> Task to complete
All entries are to be quoted exactly; the images stay out of the copy.

> Stored rows
——
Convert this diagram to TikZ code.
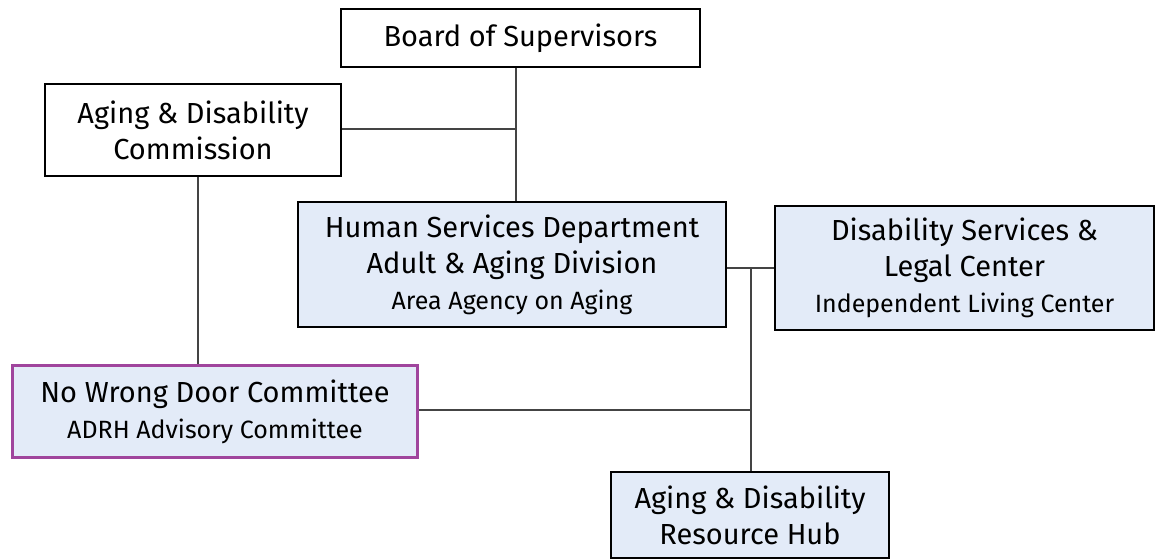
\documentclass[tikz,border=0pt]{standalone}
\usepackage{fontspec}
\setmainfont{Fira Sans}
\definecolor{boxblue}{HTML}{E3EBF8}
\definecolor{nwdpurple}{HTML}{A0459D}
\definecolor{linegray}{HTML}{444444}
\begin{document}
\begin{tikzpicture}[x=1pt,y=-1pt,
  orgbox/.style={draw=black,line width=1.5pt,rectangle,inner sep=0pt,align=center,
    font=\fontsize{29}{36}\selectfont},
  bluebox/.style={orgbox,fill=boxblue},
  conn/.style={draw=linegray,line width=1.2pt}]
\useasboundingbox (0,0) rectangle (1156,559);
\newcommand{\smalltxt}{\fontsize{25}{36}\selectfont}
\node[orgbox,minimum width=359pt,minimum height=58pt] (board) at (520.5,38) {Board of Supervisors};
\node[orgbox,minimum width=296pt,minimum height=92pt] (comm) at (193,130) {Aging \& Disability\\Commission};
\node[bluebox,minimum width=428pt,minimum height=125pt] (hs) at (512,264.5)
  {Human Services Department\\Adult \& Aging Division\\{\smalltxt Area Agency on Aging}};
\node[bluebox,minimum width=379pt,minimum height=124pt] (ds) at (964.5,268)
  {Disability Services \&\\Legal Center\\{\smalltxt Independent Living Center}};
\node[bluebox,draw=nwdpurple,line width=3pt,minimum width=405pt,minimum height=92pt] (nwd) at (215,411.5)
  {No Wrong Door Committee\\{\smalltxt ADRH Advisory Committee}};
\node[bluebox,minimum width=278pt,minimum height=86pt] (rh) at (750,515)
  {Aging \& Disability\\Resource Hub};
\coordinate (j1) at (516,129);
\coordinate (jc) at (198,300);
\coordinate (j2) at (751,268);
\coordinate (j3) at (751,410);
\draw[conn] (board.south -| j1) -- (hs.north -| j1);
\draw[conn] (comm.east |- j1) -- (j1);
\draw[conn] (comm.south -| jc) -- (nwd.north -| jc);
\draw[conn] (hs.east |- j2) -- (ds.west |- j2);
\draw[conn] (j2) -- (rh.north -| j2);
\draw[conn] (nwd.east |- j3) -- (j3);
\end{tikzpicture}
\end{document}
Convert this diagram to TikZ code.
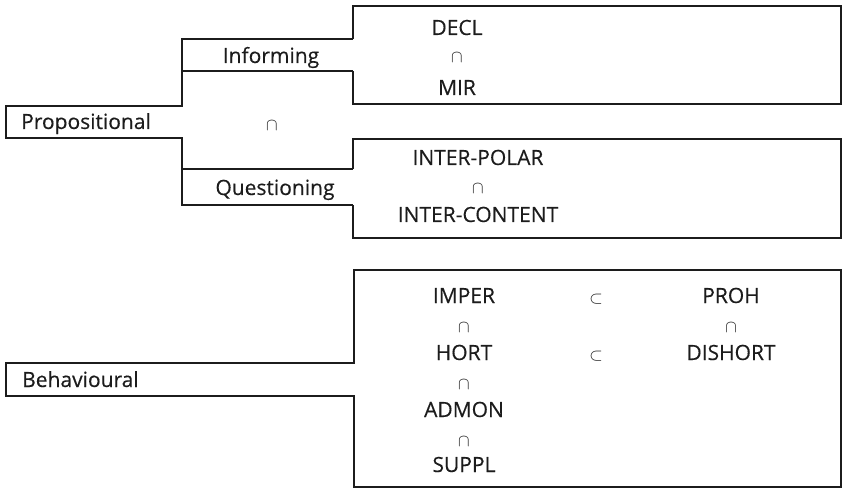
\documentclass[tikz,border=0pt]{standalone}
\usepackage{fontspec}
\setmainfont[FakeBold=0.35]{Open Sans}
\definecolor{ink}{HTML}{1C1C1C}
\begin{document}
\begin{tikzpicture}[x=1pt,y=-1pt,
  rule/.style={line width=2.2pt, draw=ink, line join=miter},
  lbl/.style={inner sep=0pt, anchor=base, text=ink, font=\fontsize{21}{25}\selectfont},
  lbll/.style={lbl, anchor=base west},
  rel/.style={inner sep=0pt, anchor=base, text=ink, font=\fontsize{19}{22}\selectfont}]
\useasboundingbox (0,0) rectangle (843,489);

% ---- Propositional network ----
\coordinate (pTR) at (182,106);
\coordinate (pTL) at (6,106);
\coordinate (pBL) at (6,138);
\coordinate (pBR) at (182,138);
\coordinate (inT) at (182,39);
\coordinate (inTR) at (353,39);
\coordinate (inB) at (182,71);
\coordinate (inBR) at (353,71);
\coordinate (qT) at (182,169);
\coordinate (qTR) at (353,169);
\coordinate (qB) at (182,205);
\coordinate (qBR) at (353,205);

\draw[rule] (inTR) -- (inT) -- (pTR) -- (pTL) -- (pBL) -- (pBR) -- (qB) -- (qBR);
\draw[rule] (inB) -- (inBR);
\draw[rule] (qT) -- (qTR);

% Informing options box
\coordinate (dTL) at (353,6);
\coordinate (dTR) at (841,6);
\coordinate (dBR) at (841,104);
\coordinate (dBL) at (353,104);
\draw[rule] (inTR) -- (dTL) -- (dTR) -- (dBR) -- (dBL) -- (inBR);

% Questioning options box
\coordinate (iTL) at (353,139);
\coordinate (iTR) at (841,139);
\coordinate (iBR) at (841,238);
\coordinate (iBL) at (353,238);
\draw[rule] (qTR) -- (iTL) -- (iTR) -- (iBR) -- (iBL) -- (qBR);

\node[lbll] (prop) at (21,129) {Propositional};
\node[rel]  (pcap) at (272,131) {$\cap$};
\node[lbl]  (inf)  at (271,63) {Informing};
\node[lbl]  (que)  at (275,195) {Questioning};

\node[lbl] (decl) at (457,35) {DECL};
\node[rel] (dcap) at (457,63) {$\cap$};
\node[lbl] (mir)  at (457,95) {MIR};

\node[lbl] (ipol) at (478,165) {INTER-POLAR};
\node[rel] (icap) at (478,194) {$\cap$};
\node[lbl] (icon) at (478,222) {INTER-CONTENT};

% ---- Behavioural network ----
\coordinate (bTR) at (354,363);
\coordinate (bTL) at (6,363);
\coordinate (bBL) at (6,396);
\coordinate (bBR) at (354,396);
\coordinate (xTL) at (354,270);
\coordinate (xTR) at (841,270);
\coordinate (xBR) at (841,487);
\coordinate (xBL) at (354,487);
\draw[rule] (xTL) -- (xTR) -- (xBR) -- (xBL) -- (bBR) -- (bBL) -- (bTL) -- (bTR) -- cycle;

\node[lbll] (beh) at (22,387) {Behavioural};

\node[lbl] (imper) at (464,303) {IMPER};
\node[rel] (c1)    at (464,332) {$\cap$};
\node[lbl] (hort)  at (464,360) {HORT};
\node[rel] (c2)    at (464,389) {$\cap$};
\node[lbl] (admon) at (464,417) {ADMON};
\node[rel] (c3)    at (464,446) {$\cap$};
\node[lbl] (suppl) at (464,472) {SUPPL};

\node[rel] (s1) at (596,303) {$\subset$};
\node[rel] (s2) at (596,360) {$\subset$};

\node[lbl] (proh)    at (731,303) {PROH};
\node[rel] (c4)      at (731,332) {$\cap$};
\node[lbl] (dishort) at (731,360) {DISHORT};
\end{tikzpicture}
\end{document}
——
> Exercise result
Convert this diagram to TikZ code.
\documentclass[tikz,border=0pt]{standalone}
\usepackage{fontspec}
\setmainfont{Fira Sans}
\definecolor{boxblue}{HTML}{E3EBF8}
\definecolor{nwdpurple}{HTML}{A0459D}
\definecolor{linegray}{HTML}{444444}
\begin{document}
\begin{tikzpicture}[x=1pt,y=-1pt,
  orgbox/.style={draw=black,line width=1.5pt,rectangle,inner sep=0pt,align=center,
    font=\fontsize{29}{36}\selectfont},
  bluebox/.style={orgbox,fill=boxblue},
  conn/.style={draw=linegray,line width=1.2pt}]
\useasboundingbox (0,0) rectangle (1156,559);
\newcommand{\smalltxt}{\fontsize{25}{36}\selectfont}
\node[orgbox,minimum width=359pt,minimum height=58pt] (board) at (520.5,38) {Board of Supervisors};
\node[orgbox,minimum width=296pt,minimum height=92pt] (comm) at (193,130) {Aging \& Disability\\Commission};
\node[bluebox,minimum width=428pt,minimum height=125pt] (hs) at (512,264.5)
  {Human Services Department\\Adult \& Aging Division\\{\smalltxt Area Agency on Aging}};
\node[bluebox,minimum width=379pt,minimum height=124pt] (ds) at (964.5,268)
  {Disability Services \&\\Legal Center\\{\smalltxt Independent Living Center}};
\node[bluebox,draw=nwdpurple,line width=3pt,minimum width=405pt,minimum height=92pt] (nwd) at (215,411.5)
  {No Wrong Door Committee\\{\smalltxt ADRH Advisory Committee}};
\node[bluebox,minimum width=278pt,minimum height=86pt] (rh) at (750,515)
  {Aging \& Disability\\Resource Hub};
\coordinate (j1) at (516,129);
\coordinate (jc) at (198,300);
\coordinate (j2) at (751,268);
\coordinate (j3) at (751,410);
\draw[conn] (board.south -| j1) -- (hs.north -| j1);
\draw[conn] (comm.east |- j1) -- (j1);
\draw[conn] (comm.south -| jc) -- (nwd.north -| jc);
\draw[conn] (hs.east |- j2) -- (ds.west |- j2);
\draw[conn] (j2) -- (rh.north -| j2);
\draw[conn] (nwd.east |- j3) -- (j3);
\end{tikzpicture}
\end{document}
Convert this diagram to TikZ code.
\documentclass[tikz,border=0pt]{standalone}
\usepackage{fontspec}
\setmainfont[FakeBold=0.35]{Open Sans}
\definecolor{ink}{HTML}{1C1C1C}
\begin{document}
\begin{tikzpicture}[x=1pt,y=-1pt,
  rule/.style={line width=2.2pt, draw=ink, line join=miter},
  lbl/.style={inner sep=0pt, anchor=base, text=ink, font=\fontsize{21}{25}\selectfont},
  lbll/.style={lbl, anchor=base west},
  rel/.style={inner sep=0pt, anchor=base, text=ink, font=\fontsize{19}{22}\selectfont}]
\useasboundingbox (0,0) rectangle (843,489);

% ---- Propositional network ----
\coordinate (pTR) at (182,106);
\coordinate (pTL) at (6,106);
\coordinate (pBL) at (6,138);
\coordinate (pBR) at (182,138);
\coordinate (inT) at (182,39);
\coordinate (inTR) at (353,39);
\coordinate (inB) at (182,71);
\coordinate (inBR) at (353,71);
\coordinate (qT) at (182,169);
\coordinate (qTR) at (353,169);
\coordinate (qB) at (182,205);
\coordinate (qBR) at (353,205);

\draw[rule] (inTR) -- (inT) -- (pTR) -- (pTL) -- (pBL) -- (pBR) -- (qB) -- (qBR);
\draw[rule] (inB) -- (inBR);
\draw[rule] (qT) -- (qTR);

% Informing options box
\coordinate (dTL) at (353,6);
\coordinate (dTR) at (841,6);
\coordinate (dBR) at (841,104);
\coordinate (dBL) at (353,104);
\draw[rule] (inTR) -- (dTL) -- (dTR) -- (dBR) -- (dBL) -- (inBR);

% Questioning options box
\coordinate (iTL) at (353,139);
\coordinate (iTR) at (841,139);
\coordinate (iBR) at (841,238);
\coordinate (iBL) at (353,238);
\draw[rule] (qTR) -- (iTL) -- (iTR) -- (iBR) -- (iBL) -- (qBR);

\node[lbll] (prop) at (21,129) {Propositional};
\node[rel]  (pcap) at (272,131) {$\cap$};
\node[lbl]  (inf)  at (271,63) {Informing};
\node[lbl]  (que)  at (275,195) {Questioning};

\node[lbl] (decl) at (457,35) {DECL};
\node[rel] (dcap) at (457,63) {$\cap$};
\node[lbl] (mir)  at (457,95) {MIR};

\node[lbl] (ipol) at (478,165) {INTER-POLAR};
\node[rel] (icap) at (478,194) {$\cap$};
\node[lbl] (icon) at (478,222) {INTER-CONTENT};

% ---- Behavioural network ----
\coordinate (bTR) at (354,363);
\coordinate (bTL) at (6,363);
\coordinate (bBL) at (6,396);
\coordinate (bBR) at (354,396);
\coordinate (xTL) at (354,270);
\coordinate (xTR) at (841,270);
\coordinate (xBR) at (841,487);
\coordinate (xBL) at (354,487);
\draw[rule] (xTL) -- (xTR) -- (xBR) -- (xBL) -- (bBR) -- (bBL) -- (bTL) -- (bTR) -- cycle;

\node[lbll] (beh) at (22,387) {Behavioural};

\node[lbl] (imper) at (464,303) {IMPER};
\node[rel] (c1)    at (464,332) {$\cap$};
\node[lbl] (hort)  at (464,360) {HORT};
\node[rel] (c2)    at (464,389) {$\cap$};
\node[lbl] (admon) at (464,417) {ADMON};
\node[rel] (c3)    at (464,446) {$\cap$};
\node[lbl] (suppl) at (464,472) {SUPPL};

\node[rel] (s1) at (596,303) {$\subset$};
\node[rel] (s2) at (596,360) {$\subset$};

\node[lbl] (proh)    at (731,303) {PROH};
\node[rel] (c4)      at (731,332) {$\cap$};
\node[lbl] (dishort) at (731,360) {DISHORT};
\end{tikzpicture}
\end{document}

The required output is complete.